GIVEN REQUEST:
Copy out all the lines exactly. Omit pictures.

SUPPLIED INFORMATION:

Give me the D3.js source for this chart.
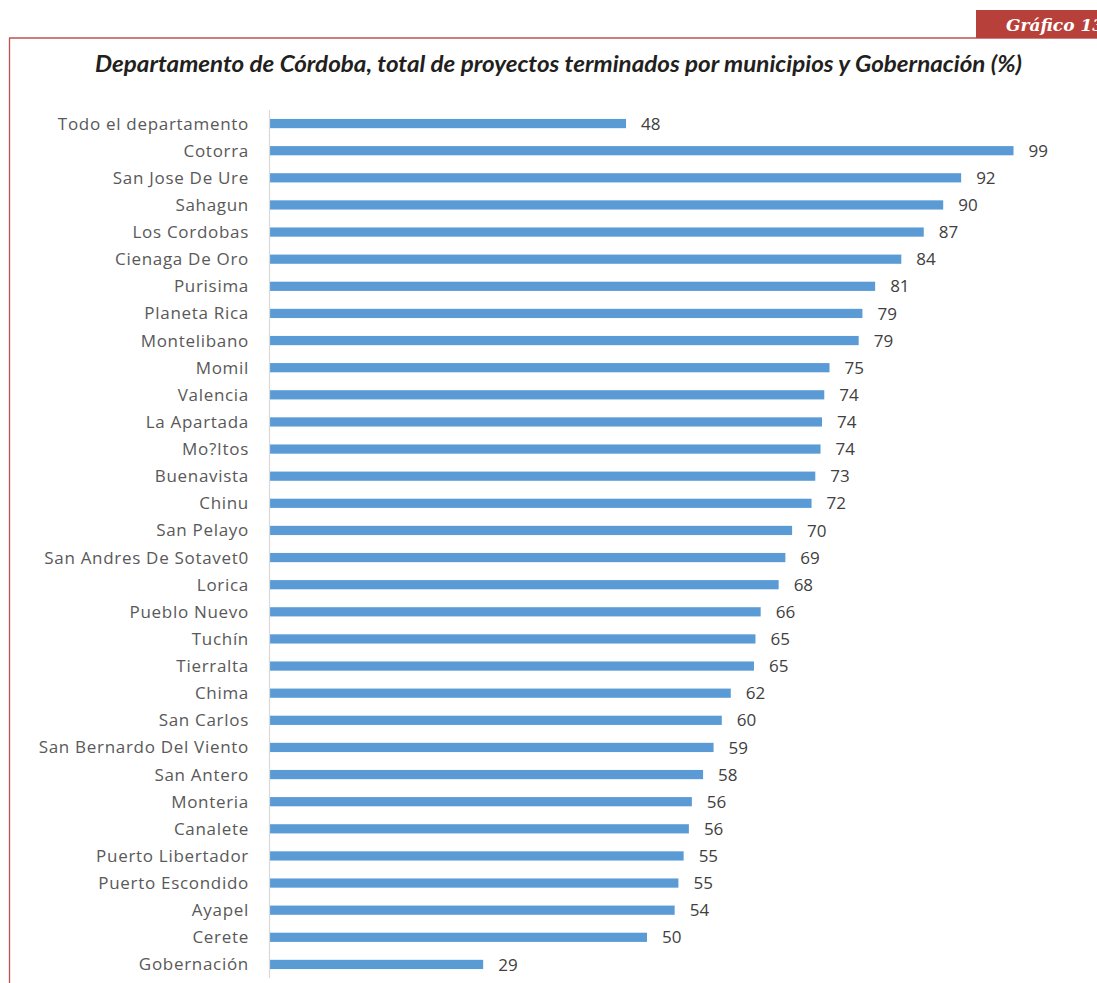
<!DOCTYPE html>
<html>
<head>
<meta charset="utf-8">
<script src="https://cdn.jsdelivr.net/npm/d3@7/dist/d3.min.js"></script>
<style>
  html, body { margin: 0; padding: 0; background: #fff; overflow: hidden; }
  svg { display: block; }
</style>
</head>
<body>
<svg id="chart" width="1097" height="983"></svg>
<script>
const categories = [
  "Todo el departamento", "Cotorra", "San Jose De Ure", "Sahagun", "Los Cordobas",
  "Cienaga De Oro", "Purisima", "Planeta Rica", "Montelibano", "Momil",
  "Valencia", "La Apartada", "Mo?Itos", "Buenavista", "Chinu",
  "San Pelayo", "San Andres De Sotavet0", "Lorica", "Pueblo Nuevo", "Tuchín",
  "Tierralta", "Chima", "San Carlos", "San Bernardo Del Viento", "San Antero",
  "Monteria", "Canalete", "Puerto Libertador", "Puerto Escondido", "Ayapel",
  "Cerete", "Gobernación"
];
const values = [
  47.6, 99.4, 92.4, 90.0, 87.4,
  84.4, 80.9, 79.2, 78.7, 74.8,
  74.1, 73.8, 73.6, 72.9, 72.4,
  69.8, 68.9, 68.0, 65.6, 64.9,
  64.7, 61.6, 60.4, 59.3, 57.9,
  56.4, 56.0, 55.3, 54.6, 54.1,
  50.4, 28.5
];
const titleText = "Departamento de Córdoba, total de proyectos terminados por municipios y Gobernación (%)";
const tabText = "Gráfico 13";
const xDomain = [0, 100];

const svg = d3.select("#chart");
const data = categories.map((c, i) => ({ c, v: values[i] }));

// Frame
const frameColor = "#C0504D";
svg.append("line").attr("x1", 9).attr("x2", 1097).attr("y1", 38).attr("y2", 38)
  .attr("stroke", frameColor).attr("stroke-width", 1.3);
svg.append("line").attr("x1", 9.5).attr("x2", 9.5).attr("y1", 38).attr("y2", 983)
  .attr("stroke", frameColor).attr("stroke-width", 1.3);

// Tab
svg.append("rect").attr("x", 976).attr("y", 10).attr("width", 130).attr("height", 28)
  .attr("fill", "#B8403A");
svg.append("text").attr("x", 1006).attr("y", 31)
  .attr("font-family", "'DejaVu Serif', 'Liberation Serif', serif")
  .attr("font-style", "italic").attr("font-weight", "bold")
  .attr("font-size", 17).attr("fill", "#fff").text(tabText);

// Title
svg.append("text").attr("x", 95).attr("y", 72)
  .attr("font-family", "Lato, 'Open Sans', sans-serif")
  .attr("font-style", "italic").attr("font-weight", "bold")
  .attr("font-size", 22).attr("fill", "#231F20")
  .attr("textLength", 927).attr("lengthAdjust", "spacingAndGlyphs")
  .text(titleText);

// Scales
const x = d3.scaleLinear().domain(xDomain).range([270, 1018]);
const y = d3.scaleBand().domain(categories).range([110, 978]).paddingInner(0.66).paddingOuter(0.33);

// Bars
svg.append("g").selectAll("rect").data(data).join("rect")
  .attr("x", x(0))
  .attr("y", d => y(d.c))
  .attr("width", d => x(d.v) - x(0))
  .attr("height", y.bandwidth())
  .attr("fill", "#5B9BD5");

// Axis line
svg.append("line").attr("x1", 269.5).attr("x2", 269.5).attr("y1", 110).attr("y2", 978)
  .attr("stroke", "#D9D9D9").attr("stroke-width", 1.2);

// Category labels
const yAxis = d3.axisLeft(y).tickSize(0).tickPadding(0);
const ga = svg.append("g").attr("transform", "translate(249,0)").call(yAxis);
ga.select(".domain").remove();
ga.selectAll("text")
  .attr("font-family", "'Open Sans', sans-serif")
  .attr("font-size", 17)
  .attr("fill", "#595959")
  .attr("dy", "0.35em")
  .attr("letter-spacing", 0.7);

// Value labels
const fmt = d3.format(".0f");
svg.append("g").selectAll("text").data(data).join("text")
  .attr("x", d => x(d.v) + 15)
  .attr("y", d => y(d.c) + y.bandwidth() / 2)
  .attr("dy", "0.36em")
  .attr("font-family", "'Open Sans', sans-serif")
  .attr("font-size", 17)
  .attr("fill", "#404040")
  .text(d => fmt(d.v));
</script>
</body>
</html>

RESPONSE TO THE EXERCISE:
Give me the D3.js source for this chart.
<!DOCTYPE html>
<html>
<head>
<meta charset="utf-8">
<script src="https://cdn.jsdelivr.net/npm/d3@7/dist/d3.min.js"></script>
<style>
  html, body { margin: 0; padding: 0; background: #fff; overflow: hidden; }
  svg { display: block; }
</style>
</head>
<body>
<svg id="chart" width="1097" height="983"></svg>
<script>
const categories = [
  "Todo el departamento", "Cotorra", "San Jose De Ure", "Sahagun", "Los Cordobas",
  "Cienaga De Oro", "Purisima", "Planeta Rica", "Montelibano", "Momil",
  "Valencia", "La Apartada", "Mo?Itos", "Buenavista", "Chinu",
  "San Pelayo", "San Andres De Sotavet0", "Lorica", "Pueblo Nuevo", "Tuchín",
  "Tierralta", "Chima", "San Carlos", "San Bernardo Del Viento", "San Antero",
  "Monteria", "Canalete", "Puerto Libertador", "Puerto Escondido", "Ayapel",
  "Cerete", "Gobernación"
];
const values = [
  47.6, 99.4, 92.4, 90.0, 87.4,
  84.4, 80.9, 79.2, 78.7, 74.8,
  74.1, 73.8, 73.6, 72.9, 72.4,
  69.8, 68.9, 68.0, 65.6, 64.9,
  64.7, 61.6, 60.4, 59.3, 57.9,
  56.4, 56.0, 55.3, 54.6, 54.1,
  50.4, 28.5
];
const titleText = "Departamento de Córdoba, total de proyectos terminados por municipios y Gobernación (%)";
const tabText = "Gráfico 13";
const xDomain = [0, 100];

const svg = d3.select("#chart");
const data = categories.map((c, i) => ({ c, v: values[i] }));

// Frame
const frameColor = "#C0504D";
svg.append("line").attr("x1", 9).attr("x2", 1097).attr("y1", 38).attr("y2", 38)
  .attr("stroke", frameColor).attr("stroke-width", 1.3);
svg.append("line").attr("x1", 9.5).attr("x2", 9.5).attr("y1", 38).attr("y2", 983)
  .attr("stroke", frameColor).attr("stroke-width", 1.3);

// Tab
svg.append("rect").attr("x", 976).attr("y", 10).attr("width", 130).attr("height", 28)
  .attr("fill", "#B8403A");
svg.append("text").attr("x", 1006).attr("y", 31)
  .attr("font-family", "'DejaVu Serif', 'Liberation Serif', serif")
  .attr("font-style", "italic").attr("font-weight", "bold")
  .attr("font-size", 17).attr("fill", "#fff").text(tabText);

// Title
svg.append("text").attr("x", 95).attr("y", 72)
  .attr("font-family", "Lato, 'Open Sans', sans-serif")
  .attr("font-style", "italic").attr("font-weight", "bold")
  .attr("font-size", 22).attr("fill", "#231F20")
  .attr("textLength", 927).attr("lengthAdjust", "spacingAndGlyphs")
  .text(titleText);

// Scales
const x = d3.scaleLinear().domain(xDomain).range([270, 1018]);
const y = d3.scaleBand().domain(categories).range([110, 978]).paddingInner(0.66).paddingOuter(0.33);

// Bars
svg.append("g").selectAll("rect").data(data).join("rect")
  .attr("x", x(0))
  .attr("y", d => y(d.c))
  .attr("width", d => x(d.v) - x(0))
  .attr("height", y.bandwidth())
  .attr("fill", "#5B9BD5");

// Axis line
svg.append("line").attr("x1", 269.5).attr("x2", 269.5).attr("y1", 110).attr("y2", 978)
  .attr("stroke", "#D9D9D9").attr("stroke-width", 1.2);

// Category labels
const yAxis = d3.axisLeft(y).tickSize(0).tickPadding(0);
const ga = svg.append("g").attr("transform", "translate(249,0)").call(yAxis);
ga.select(".domain").remove();
ga.selectAll("text")
  .attr("font-family", "'Open Sans', sans-serif")
  .attr("font-size", 17)
  .attr("fill", "#595959")
  .attr("dy", "0.35em")
  .attr("letter-spacing", 0.7);

// Value labels
const fmt = d3.format(".0f");
svg.append("g").selectAll("text").data(data).join("text")
  .attr("x", d => x(d.v) + 15)
  .attr("y", d => y(d.c) + y.bandwidth() / 2)
  .attr("dy", "0.36em")
  .attr("font-family", "'Open Sans', sans-serif")
  .attr("font-size", 17)
  .attr("fill", "#404040")
  .text(d => fmt(d.v));
</script>
</body>
</html>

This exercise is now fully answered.